La visite se poursuit à l’intérieur de la vaste chapelle, située au centre de la croix grecque que dessine le bâtiment, conçu par l’architecte Jacques-François Tripard, qui a adopté le plan à la mode pour la construction des hôtels-Dieu en Europe. Ainsi, les quatre grandes portes de la chapelle ouvrent sur les espaces qui accueillaient les dortoirs des malades, respectivement réservés aux femmes, aux enfants, aux hommes et aux militaires. Elles sont composées de magnifiques vitraux Art Nouveau, représentant la colombe du Saint-Esprit accompagnée d’un encensoir, exécutés par le maître verrier bisontin Alphonse Gorgeon. Sur les murs, de belles peintures religieuses, œuvres de Mennissier père et fils, constituent un décor émouvant – malgré leur mauvais état.

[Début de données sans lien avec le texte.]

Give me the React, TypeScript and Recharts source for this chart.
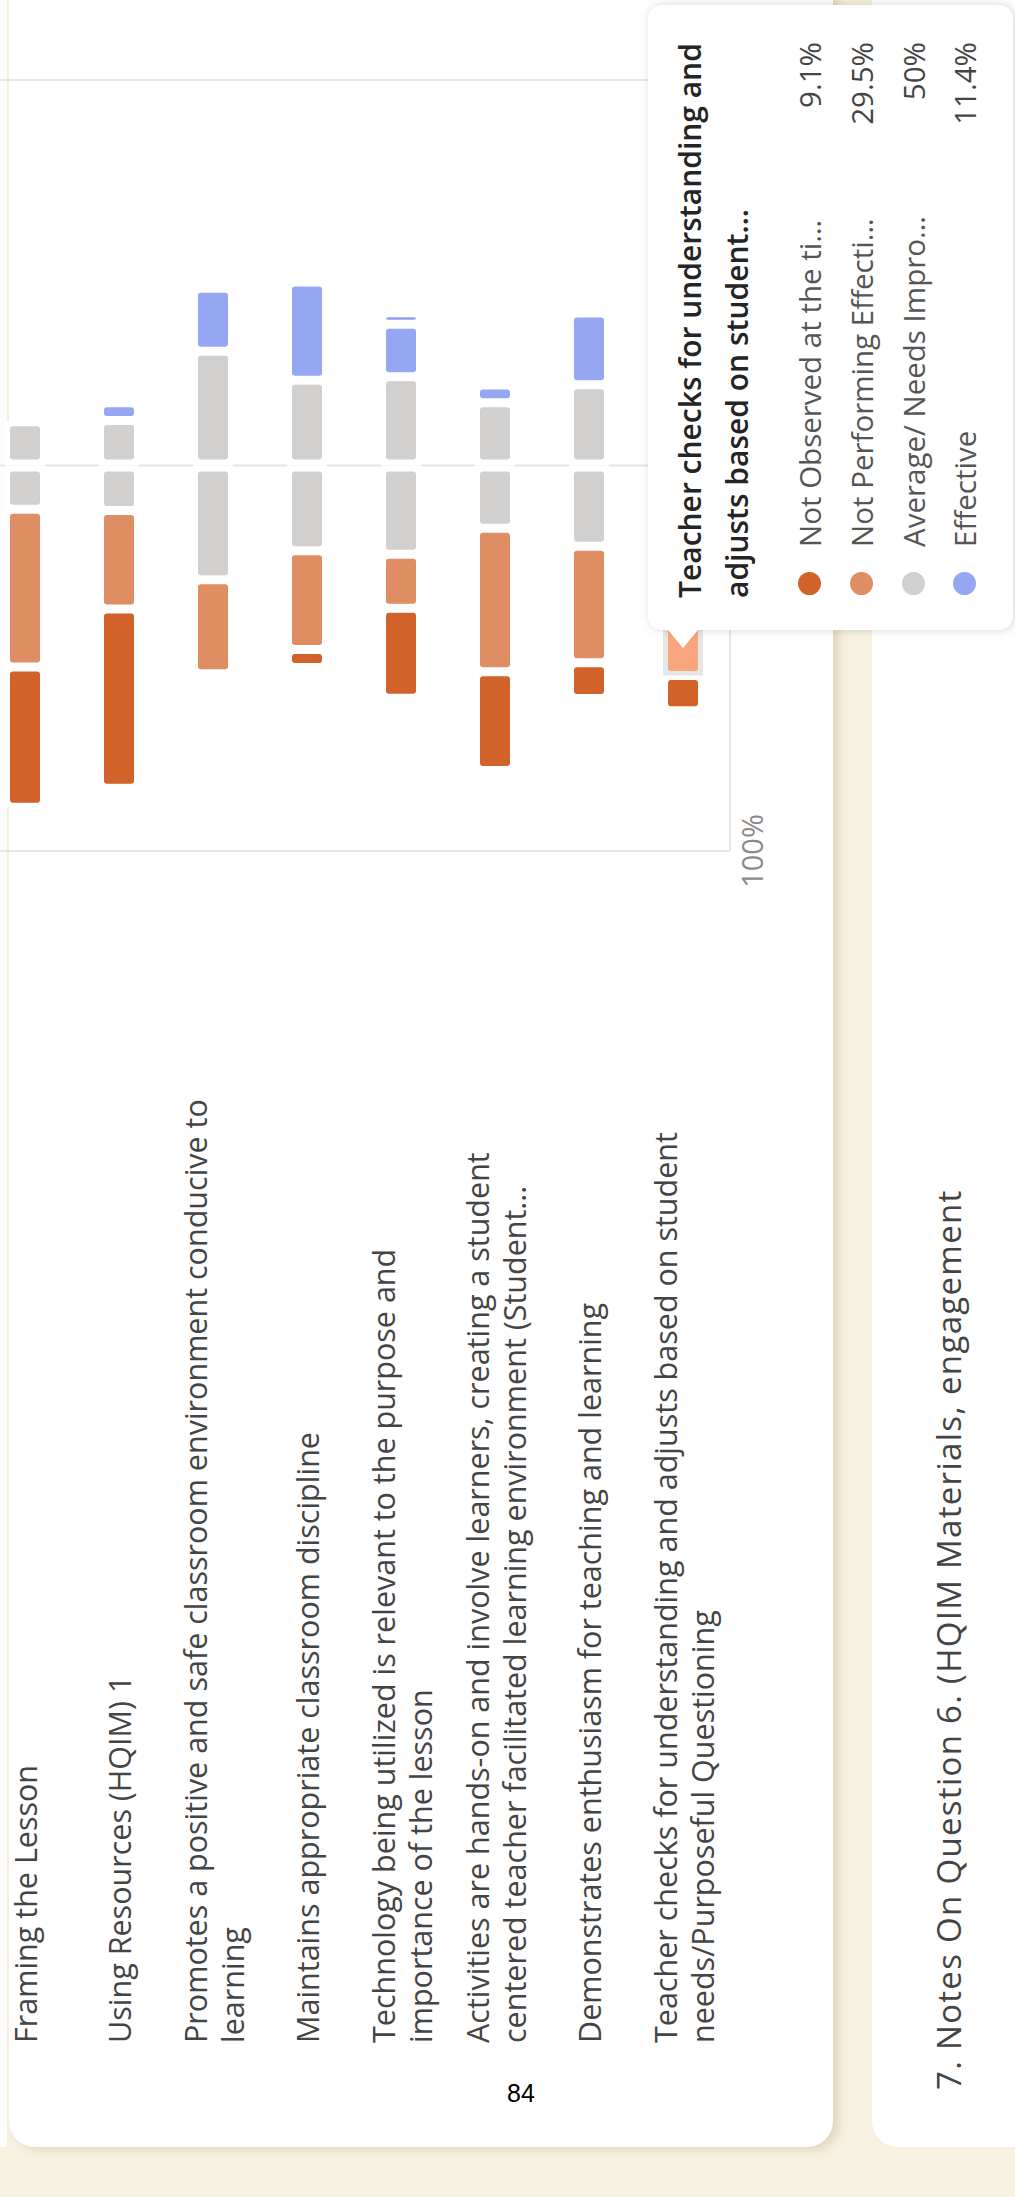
import React from "react";
import { BarChart, Bar, XAxis, YAxis, CartesianGrid, Tooltip } from "recharts";

// rotated screenshot of a diverging likert chart (MS Forms style)
const FONT = "'Open Sans', 'Noto Sans', sans-serif";

const tickLines: string[][] = [
  ["Framing the Lesson"],
  ["Using Resources (HQIM) 1"],
  ["Promotes a positive and safe classroom environment conducive to", "learning"],
  ["Maintains appropriate classroom discipline"],
  ["Technology being utilized is relevant to the purpose and", "importance of the lesson"],
  ["Activities are hands-on and involve learners, creating a student", "centered teacher facilitated learning environment (Student..."],
  ["Demonstrates enthusiasm for teaching and learning"],
  ["Teacher checks for understanding and adjusts based on student", "needs/Purposeful Questioning"],
];
const categories = tickLines.map((l) => l.join(" "));

// percent of responses
const notObserved = [36.4, 46.5, 0, 4.7, 23.3, 25.6, 9.3, 9.1];
const notPerforming = [40.9, 25.6, 24.4, 25.6, 14.0, 37.2, 30.2, 29.5];
const average = [22.7, 23.3, 59.3, 44.2, 46.1, 32.6, 41.9, 50];
const effective = [0, 4.6, 16.3, 25.5, 13.6, 4.6, 18.6, 11.4];
const highlyEffective = [0, 0, 0, 0, 3.0, 0, 0, 0];

const seriesNames = [
  "Not Observed at the time of visit",
  "Not Performing Effectively",
  "Average/ Needs Improvement",
  "Effective",
];
const seriesColors = ["#d0622a", "#df8d63", "#d1d0ce", "#95a6f2"];
const heColor = "#8fa0f0";
const valueTicks = [-100, 0, 100];

const hoverIndex = 7;
const tipTitle = "Teacher checks for understanding and adjusts based on student needs/Purposeful Questioning";
const tipValues = ["9.1%", "29.5%", "50%", "11.4%"];

const data = categories.map((name, i) => ({
  name,
  avgNeg: -average[i] / 2,
  notPerforming: -notPerforming[i],
  notObserved: -notObserved[i],
  avgPos: average[i] / 2,
  effective: effective[i],
  highlyEffective: highlyEffective[i],
}));

const INSET = 4.5;

function makeShape(color: string, zeroSide: "none" | "left" | "right", hover = false) {
  return (props: any) => {
    const { x, y, width, height, index } = props;
    const x0 = Math.min(x, x + width);
    const w = Math.abs(width);
    if (!w || w < 0.5) return <g />;
    const il = zeroSide === "left" ? 6 : INSET;
    const ir = zeroSide === "right" ? 6 : INSET;
    const inner = Math.max(w - il - ir, 0);
    const hot = hover && index === hoverIndex;
    return (
      <g>
        <rect x={x0} y={y - 5} width={w} height={height + 10} fill="#ffffff" />
        {hot && (
          <rect x={x0 + il - 5} y={y - 5} width={inner + 10} height={height + 10} fill="#e6e6e6" rx={2} />
        )}
        {inner > 0 && (
          <rect x={x0 + il} y={y} width={inner} height={height} rx={3} fill={hot ? "#f8a67e" : color} />
        )}
      </g>
    );
  };
}

const LABEL_X = 154;
const LINE_H = 37;

function CategoryTick(props: any) {
  const { y, payload } = props;
  const idx = categories.indexOf(payload.value);
  const lines = tickLines[idx] || [payload.value];
  const off = ((lines.length - 1) * LINE_H) / 2;
  return (
    <g>
      {lines.map((l, k) => (
        <text
          key={k}
          x={LABEL_X}
          y={y - off + k * LINE_H}
          dominantBaseline="central"
          fill="#444444"
          fontSize={30.5}
          fontFamily={FONT}
        >
          {l}
        </text>
      ))}
    </g>
  );
}

function TipCard() {
  return (
    <div
      style={{
        position: "relative",
        width: 625,
        height: 365,
        background: "#fff",
        borderRadius: 14,
        boxShadow: "0 2px 10px rgba(0,0,0,0.16)",
        fontFamily: FONT,
        boxSizing: "border-box",
      }}
    >
      <div
        style={{
          position: "absolute",
          left: -18,
          top: 20,
          width: 0,
          height: 0,
          borderTop: "15px solid transparent",
          borderBottom: "15px solid transparent",
          borderRight: "18px solid #fff",
        }}
      />
      <div
        style={{
          position: "absolute",
          left: 32,
          top: 18,
          width: 568,
          fontSize: 30,
          lineHeight: "47px",
          fontWeight: 600,
          color: "#242424",
          display: "-webkit-box",
          WebkitLineClamp: 2,
          WebkitBoxOrient: "vertical" as any,
          overflow: "hidden",
        }}
      >
        {tipTitle}
      </div>
      {seriesNames.map((n, i) => (
        <div
          key={n}
          style={{
            position: "absolute",
            left: 35,
            right: 37,
            top: 136 + i * 51.7,
            height: 51.7,
            display: "flex",
            alignItems: "center",
            fontSize: 29.5,
            color: "#555",
          }}
        >
          <span
            style={{ width: 23, height: 23, borderRadius: "50%", background: seriesColors[i], flex: "none" }}
          />
          <span
            style={{
              marginLeft: 25,
              maxWidth: 340,
              whiteSpace: "nowrap",
              overflow: "hidden",
              textOverflow: "ellipsis",
            }}
          >
            {n}
          </span>
          <span style={{ marginLeft: "auto", color: "#444" }}>{tipValues[i]}</span>
        </div>
      ))}
    </div>
  );
}

export default function App() {
  return (
    <div
      style={{
        position: "absolute",
        left: 0,
        top: 0,
        width: 1015,
        height: 2197,
        overflow: "hidden",
        background: "#f7f1df",
      }}
    >
      <style>{"body{margin:0;overflow:hidden}"}</style>
      <div
        style={{
          position: "absolute",
          left: 0,
          top: 0,
          width: 2197,
          height: 1015,
          transformOrigin: "0 0",
          transform: "translateY(2197px) rotate(-90deg)",
        }}
      >
        <div style={{ position: "absolute", left: 50, top: 0, width: 2200, height: 7, background: "#fdfdfd" }} />
        <div
          style={{
            position: "absolute",
            left: 50,
            top: 9,
            width: 2200,
            height: 824,
            background: "#fff",
            borderRadius: 26,
            boxShadow: "-3px 6px 10px rgba(120,100,50,0.18)",
          }}
        />
        <div
          style={{
            position: "absolute",
            left: 50,
            top: 872,
            width: 2200,
            height: 300,
            background: "#fff",
            borderRadius: 26,
          }}
        />
        <div
          style={{
            position: "absolute",
            left: 107,
            top: 932,
            fontFamily: FONT,
            fontSize: 33,
            letterSpacing: 1.3,
            lineHeight: "33px",
            color: "#444",
            whiteSpace: "nowrap",
          }}
        >
          7. Notes On Question 6. (HQIM Materials, engagement
        </div>
        <div style={{ position: "absolute", left: 0, top: -22 }}>
          <BarChart
            width={2197}
            height={812}
            data={data}
            layout="vertical"
            stackOffset="sign"
            barSize={30}
            margin={{ top: 0, right: 80, left: 0, bottom: 0 }}
          >
            <CartesianGrid horizontal={false} stroke="#e6e6e6" strokeWidth={2} />
            <XAxis
              type="number"
              domain={[-100, 100]}
              ticks={valueTicks}
              interval={0}
              tickFormatter={(v) => `${Math.abs(Number(v))}%`}
              axisLine={{ stroke: "#e6e6e6", strokeWidth: 2 }}
              tickLine={false}
              tickSize={0}
              tickMargin={12}
              height={60}
              tick={{ fill: "#8a8a8a", fontSize: 29, fontFamily: FONT }}
            />
            <YAxis
              type="category"
              dataKey="name"
              width={1346}
              axisLine={false}
              tickLine={false}
              interval={0}
              tick={<CategoryTick />}
            />
            <Tooltip
              active
              defaultIndex={hoverIndex}
              cursor={false}
              isAnimationActive={false}
              position={{ x: 1567, y: 670 }}
              allowEscapeViewBox={{ x: true, y: true }}
              wrapperStyle={{ zIndex: 5, outline: "none" }}
              content={<TipCard />}
            />
            <Bar dataKey="avgNeg" stackId="a" name={seriesNames[2]} isAnimationActive={false} shape={makeShape(seriesColors[2], "right")} />
            <Bar dataKey="notPerforming" stackId="a" name={seriesNames[1]} isAnimationActive={false} shape={makeShape(seriesColors[1], "none", true)} />
            <Bar dataKey="notObserved" stackId="a" name={seriesNames[0]} isAnimationActive={false} shape={makeShape(seriesColors[0], "none")} />
            <Bar dataKey="avgPos" stackId="a" name={seriesNames[2] + " "} isAnimationActive={false} shape={makeShape(seriesColors[2], "left")} />
            <Bar dataKey="effective" stackId="a" name={seriesNames[3]} isAnimationActive={false} shape={makeShape(seriesColors[3], "none")} />
            <Bar dataKey="highlyEffective" stackId="a" name="Highly Effective" isAnimationActive={false} shape={makeShape(heColor, "none")} />
          </BarChart>
        </div>
      </div>
      <div
        style={{
          position: "absolute",
          left: 507,
          top: 2081,
          fontFamily: "'Liberation Sans', Arial, sans-serif",
          fontSize: 25,
          lineHeight: "25px",
          color: "#000",
        }}
      >
        84
      </div>
    </div>
  );
}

Notre guide porte notre attention sur les impacts de balles toujours bien visibles au sommet de la voûte : ils proviennent des tirs de mitraillette des Allemands qui ont pris la coupole de la chapelle pour un poste d’observatoire militaire pendant la deuxième guerre mondiale ! Puis, sur le côté, on s’attarde sur une statue en bois de Pierre Fourier de Mattaincourt qui protège le lieu et rappelle que le saint trouva refuge à Gray après avoir été chassé de sa Lorraine natale par Richelieu. Il incarne ici le dévouement aux pauvres et aux plus démunis.
La visite se termine par la remarquable apothicairerie constituée de deux pièces entièrement boisées. À droite, en entrant, une vieille cuisinière fait face à l’armoire à poisons. Au milieu, deux mortiers sur une table. On apprend que l’endroit a fonctionné jusqu’en 1960. Le plus beau se trouve dans la deuxième salle. Le livre d’inventaire des remèdes est encore ouvert. Et, sur le mur de gauche, une série de 119 pots en faïence, en provenance des manufactures de Lyon, de Nevers et d’Igny-sur-Saône, une ville voisine de Gray, procure au lieu toute sa richesse. En face, les rayons à emplâtres côtoient des niches abritant des pots en bois tourné et en verre, encore pleins. Tout autour, se déploient les 164 tiroirs réservés aux plantes, aux racines et aux aromates. Enfin, une énorme presse finit de nous étonner. Comme l’indique le livre d’inventaire, tout dans l’apothicairerie de Gray est un petit miracle guidé par l’œuvre de charité : « Des remèdes que peut fournir ou la nature ou l’art, vous voyez l’assemblage ; de la charité c’est l’ouvrage ; c’est par la charité qu’il peut se soutenir. »
À la fin de la visite, lorsqu’on sort du bâtiment, on ne peut s’empêcher de se retourner une dernière fois pour admirer la corniche de l’édifice où se trouvent deux belles statues représentant la Foi et la Charité accompagnées de cette phrase : « Beatus qui intelligit super egenum et pauperem » c’est-à-dire « Bienheureux celui qui comprend le pauvre et l’abandonné ». Tout est dit.